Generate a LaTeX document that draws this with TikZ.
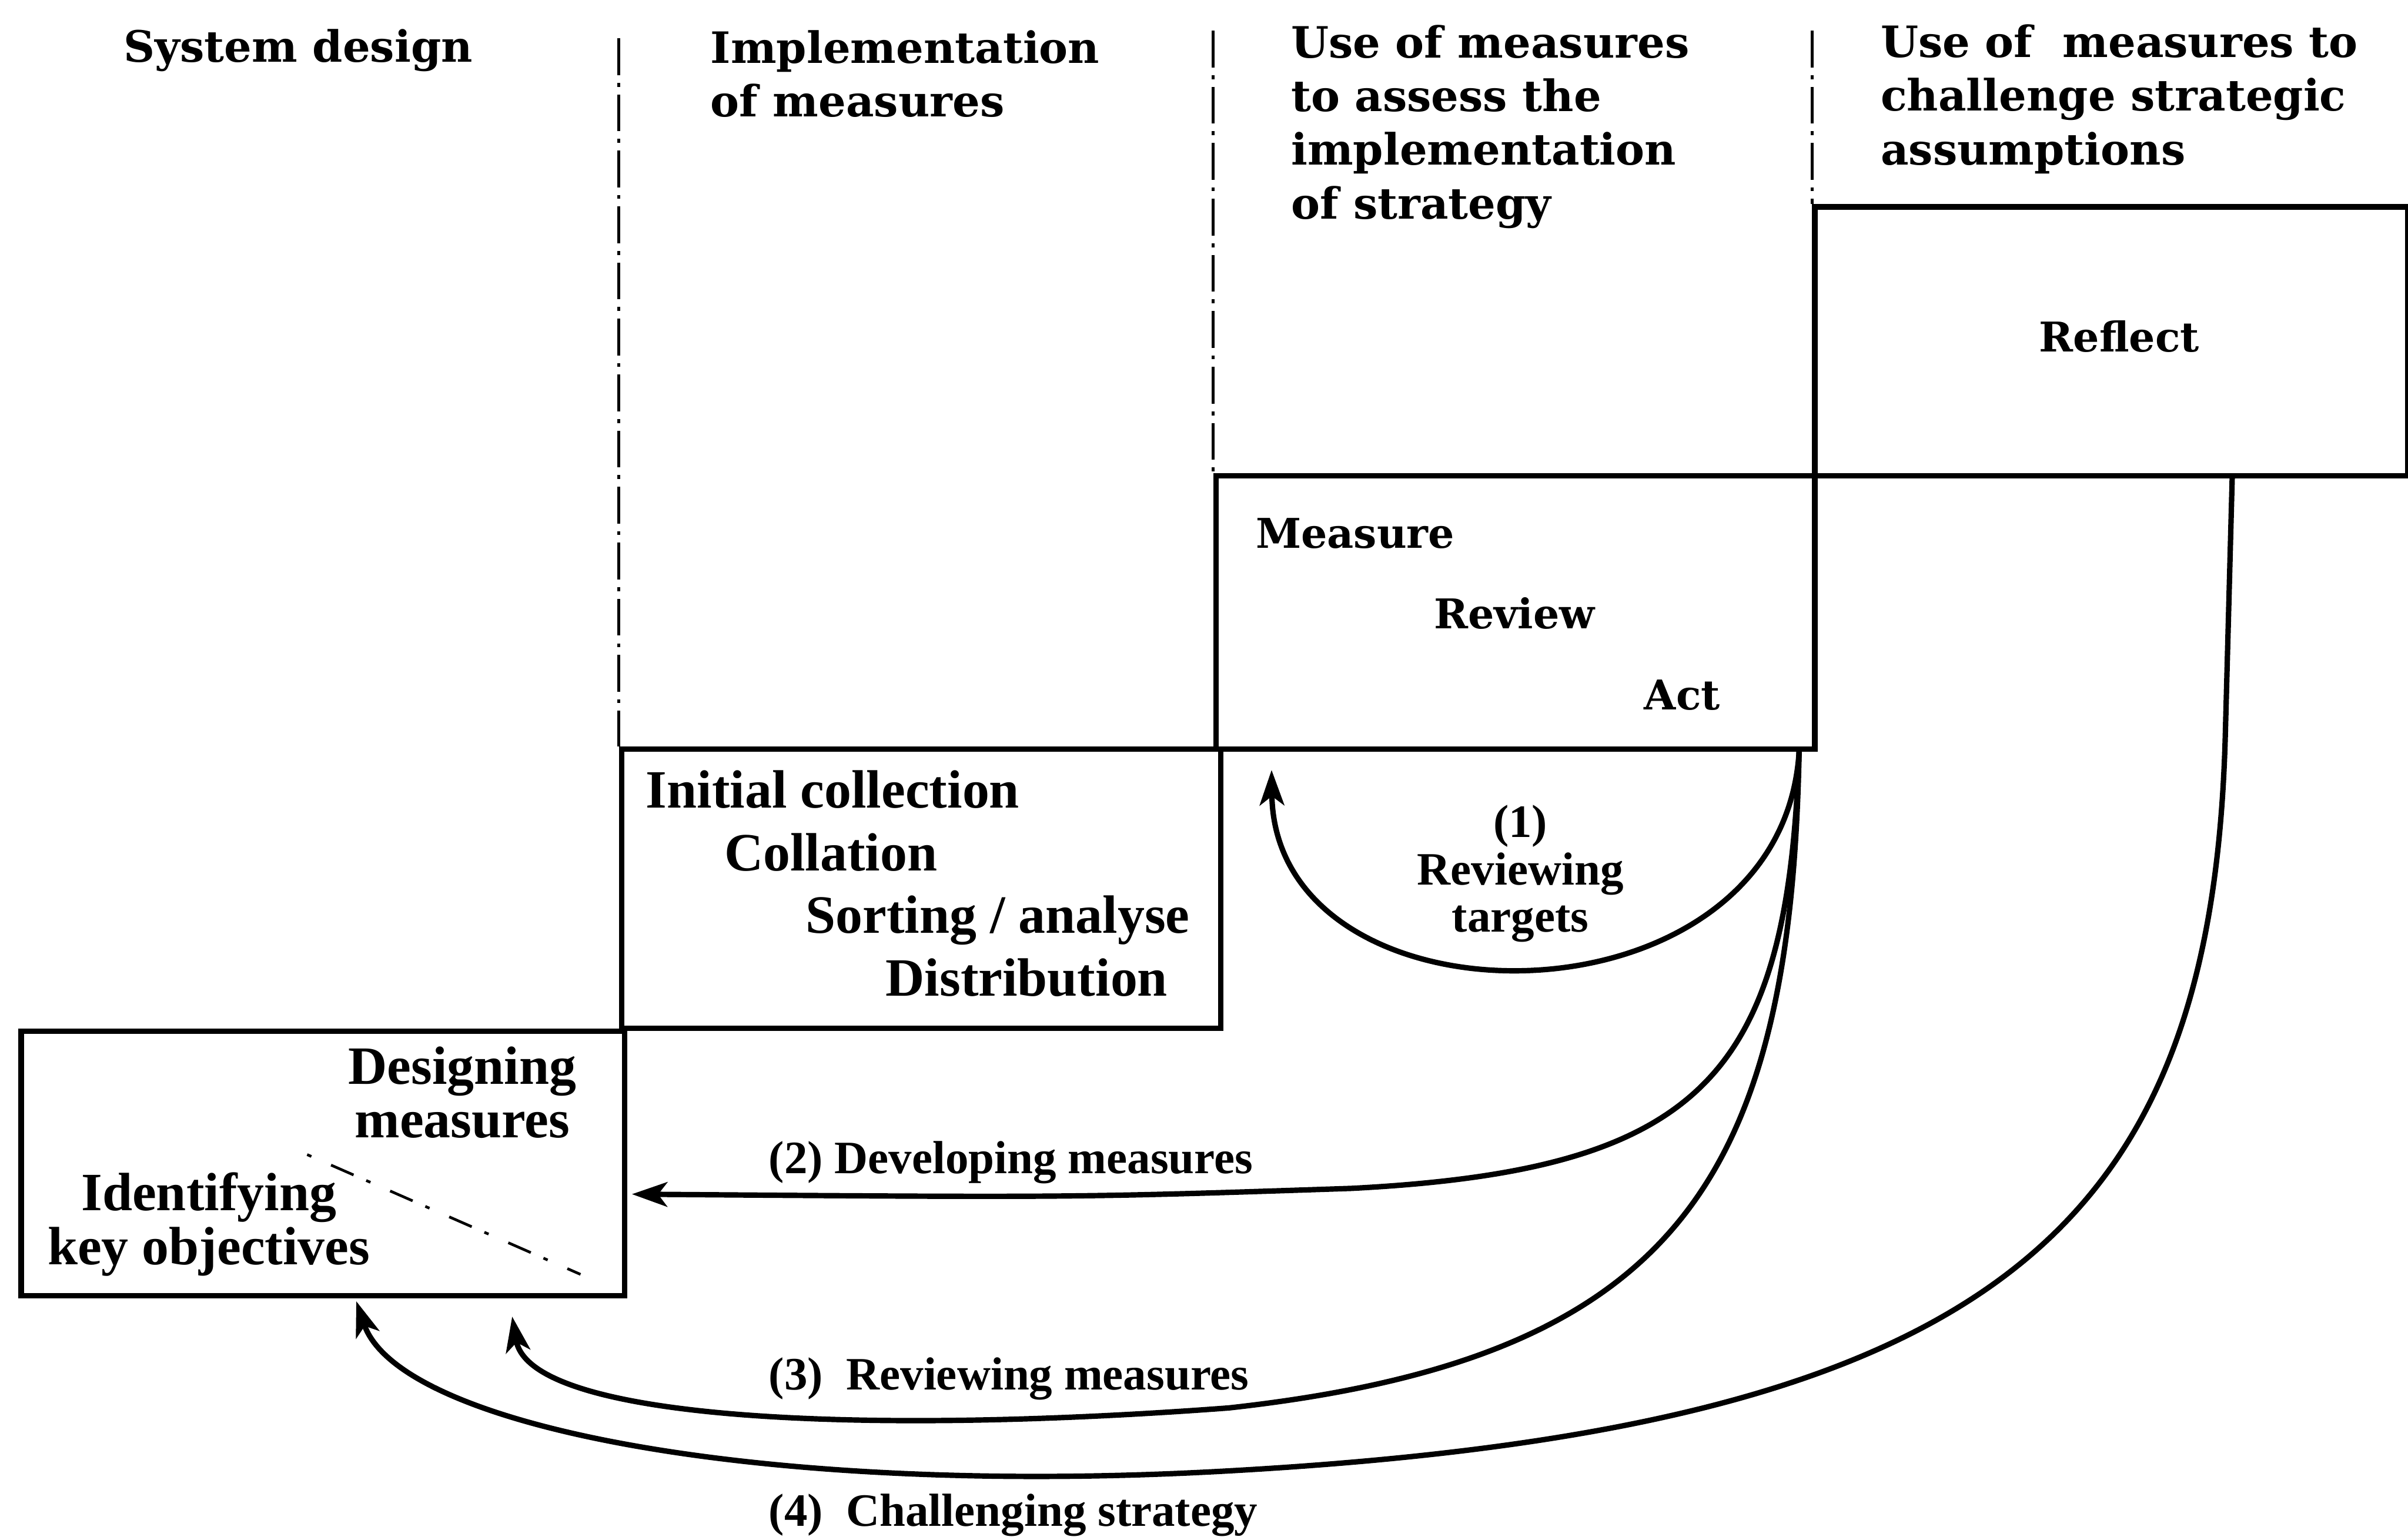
\documentclass[tikz,border=0pt]{standalone}
\usepackage{fontspec}
\setmainfont{Liberation Serif}
\newfontfamily\headfont{DejaVu Serif}
\usetikzlibrary{arrows.meta}

\tikzset{
  stagebox/.style={draw, line width=1pt, rectangle, inner sep=0pt, anchor=north west},
  divider/.style={line width=0.5pt, dash pattern=on 2.4mm off 0.5mm on 0.25mm off 0.5mm},
  flow/.style={line width=1pt, -{Stealth[length=2.3mm,width=1.6mm,inset=0.6mm]}},
  head/.style={inner sep=0pt, font=\headfont\bfseries\fontsize{8}{9.96}\selectfont},
  boxtext/.style={inner sep=0pt, font=\bfseries\fontsize{10}{9.96}\selectfont},
  lab/.style={inner sep=0pt, font=\bfseries\fontsize{8.6}{8.8}\selectfont},
  diag/.style={line width=0.5pt, dash pattern=on 0.3mm off 1.4mm on 1.6mm off 0.9mm}
}

\begin{document}
\begin{tikzpicture}[x=0.1mm, y=-0.1mm]
  \useasboundingbox (0,0) rectangle (1568,1001);

  % the four stage boxes, stepping up from left to right
  \node[stagebox, minimum width=39.3mm, minimum height=17.2mm] (design)  at (12,670)   {};
  \node[stagebox, minimum width=39mm,   minimum height=18.2mm] (initial) at (403,486)  {};
  \node[stagebox, minimum width=39mm,   minimum height=17.8mm] (measure) at (790,308)  {};
  \node[stagebox, minimum width=38.6mm, minimum height=17.5mm] (reflect) at (1180,133) {};

  % column dividers
  \coordinate (d1) at (403,25);
  \coordinate (d2) at (790,20);
  \coordinate (d3) at (1180,20);
  \draw[divider] (d1) -- (initial.north west);
  \draw[divider] (d2) -- (measure.north west);
  \draw[divider] (d3) -- (reflect.north west);

  % column headings
  \node[head, anchor=west] (h1) at (80,33) {System design};
  \node[head, anchor=west, align=left] (h2) at (462,48) {Implementation\\of measures};
  \node[head, anchor=west, align=left] (h3) at (840,82.5) {Use of measures\\to assess the\\implementation\\of strategy};
  \node[head, anchor=west, align=left] (h4) at (1224,64.5) {Use of~ measures to\\challenge strategic\\assumptions};

  % box contents
  \node[boxtext, align=center] (dm) at (301,711.5) {Designing\\measures};
  \node[boxtext, align=center] (ik) at (136,797.5) {Identifying\\key objectives};
  \coordinate (dg1) at (200,752);
  \coordinate (dg2) at (378,830);
  \draw[diag] (dg1) -- (dg2);

  \node[boxtext, anchor=west, align=left, font=\bfseries\fontsize{10}{11.6}\selectfont] (steps) at (420,575.5)
    {Initial collection\\\hspace*{5.1mm}Collation\\\hspace*{10.4mm}Sorting / analyse\\\hspace*{15.6mm}Distribution};

  \node[head, anchor=west, align=left, font=\headfont\bfseries\fontsize{7.6}{15}\selectfont] (mra) at (817,400)
    {Measure\\\hspace*{11.6mm}Review\\\hspace*{25.3mm}Act};

  \node[head, font=\headfont\bfseries\fontsize{7.6}{9.96}\selectfont] (refl) at (1380,219) {Reflect};

  % feedback loops
  \coordinate (s123) at ([xshift=-1.2mm]measure.south east);
  \coordinate (s4)   at ([xshift=-11.6mm]reflect.south east);
  \coordinate (t1)   at ([xshift=3.8mm,yshift=-1.2mm]measure.south west);
  \coordinate (t2)   at ([xshift=0.3mm,yshift=-2mm]design.east);
  \coordinate (t3)   at ([xshift=-7.5mm,yshift=-1.2mm]design.south east);
  \coordinate (t4)   at ([xshift=22mm,yshift=-0.2mm]design.south west);

  \draw[flow] (s123) .. controls (1160,675) and (830,675) .. (t1);
  \draw[flow] (s123) .. controls (1164,700) and (1110,762) .. (880,774)
                     .. controls (700,780) .. (t2);
  \draw[flow] (s123) .. controls (1166,770) and (1090,885) .. (800,917)
                     .. controls (560,935) and (345,925) .. (t3);
  \draw[flow] (s4) -- (1449,480) .. controls (1440,800) and (1300,930) .. (800,958)
                   .. controls (500,975) and (260,930) .. (t4);

  % loop labels
  \node[lab, align=center] (l1) at (990,569) {(1)\\Reviewing\\targets};
  \node[lab, anchor=west] (l2) at (500,757) {(2) Developing measures};
  \node[lab, anchor=west] (l3) at (500,898) {(3)\enspace Reviewing measures};
  \node[lab, anchor=west] (l4) at (500,987) {(4)\enspace Challenging strategy};
\end{tikzpicture}
\end{document}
▬▬▬▬▬▬▬▬▬▬
▸ AIM OF THE EXERCISE
Transcribe exactly, with no pictures, the lines running from the first line of the material through the line holding "minimum width=38.6mm, minimum".

▸ SOLUTION FOR THIS TASK
Generate a LaTeX document that draws this with TikZ.
\documentclass[tikz,border=0pt]{standalone}
\usepackage{fontspec}
\setmainfont{Liberation Serif}
\newfontfamily\headfont{DejaVu Serif}
\usetikzlibrary{arrows.meta}

\tikzset{
  stagebox/.style={draw, line width=1pt, rectangle, inner sep=0pt, anchor=north west},
  divider/.style={line width=0.5pt, dash pattern=on 2.4mm off 0.5mm on 0.25mm off 0.5mm},
  flow/.style={line width=1pt, -{Stealth[length=2.3mm,width=1.6mm,inset=0.6mm]}},
  head/.style={inner sep=0pt, font=\headfont\bfseries\fontsize{8}{9.96}\selectfont},
  boxtext/.style={inner sep=0pt, font=\bfseries\fontsize{10}{9.96}\selectfont},
  lab/.style={inner sep=0pt, font=\bfseries\fontsize{8.6}{8.8}\selectfont},
  diag/.style={line width=0.5pt, dash pattern=on 0.3mm off 1.4mm on 1.6mm off 0.9mm}
}

\begin{document}
\begin{tikzpicture}[x=0.1mm, y=-0.1mm]
  \useasboundingbox (0,0) rectangle (1568,1001);

  % the four stage boxes, stepping up from left to right
  \node[stagebox, minimum width=39.3mm, minimum height=17.2mm] (design)  at (12,670)   {};
  \node[stagebox, minimum width=39mm,   minimum height=18.2mm] (initial) at (403,486)  {};
  \node[stagebox, minimum width=39mm,   minimum height=17.8mm] (measure) at (790,308)  {};
  \node[stagebox, minimum width=38.6mm, minimum height=17.5mm] (reflect) at (1180,133) {};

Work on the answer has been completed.